Aïe ! Jusqu'ici, le mormon Card nous avait à peu près épargné les digressions philosophico-religieuses, excepté un couplet sur les calvinistes dans La voix des morts. Mais là, il s'embarque dans une extrapolation scientifique douteuse en expliquant la vie, le comportement humain, etc, à partir d'une particule élémentaire, le philote. "Il est plaisant de penser que l'unité humaine puisse avoir un analogue dans le monde physique" Plaisant, donc fumeux, car à prendre ses désirs pour des réalités... Card détourne la science pour appuyer ses théories qui établissent une distinction un peu facile entre l'organique et le minéral, et même entre la vie intelligente et la vie non intelligente. Il prétend qu'elles peuvent heurter des préjugés scientifiques, mais elle se fonde sur ses propres préjugés. Cette mystique du lien social (lequel est en réalité souvent plus poussé chez les animaux que chez les hommes, super-philotes ou pas) aboutit à une confusion dangereuse et à une description simpliste du monde.

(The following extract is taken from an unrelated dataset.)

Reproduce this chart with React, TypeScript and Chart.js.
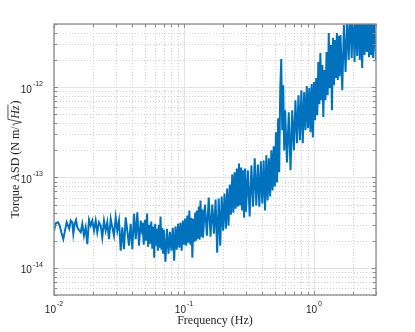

Ce livre contient par ailleurs des réflexions intéressantes sur le secret d'état, la manipulation des hommes par la religion, mais il est dommage que les débats soient interrompus par l'explication philotique censée résoudre tous les problèmes. Tant et si bien que cela fait parfois un drôle d'effet : le débat sur le libre-arbitre est d'abord mené rationnellement et aboutit à une conclusion qui ne plaît pas aux personnages (ni à moi, je précise, mais là n'est pas la question). C'est alors qu'on se sert des philotes pour élaborer une théorie fumeuse pour contourner le problème. Délit de fuite caractérisé... À force d'être persuadé qu'il détient la clef de la Vie, l'Univers et le Reste, Card agace et même ennuie, car ce roman est également moins passionnant et plus décousu que les précédents.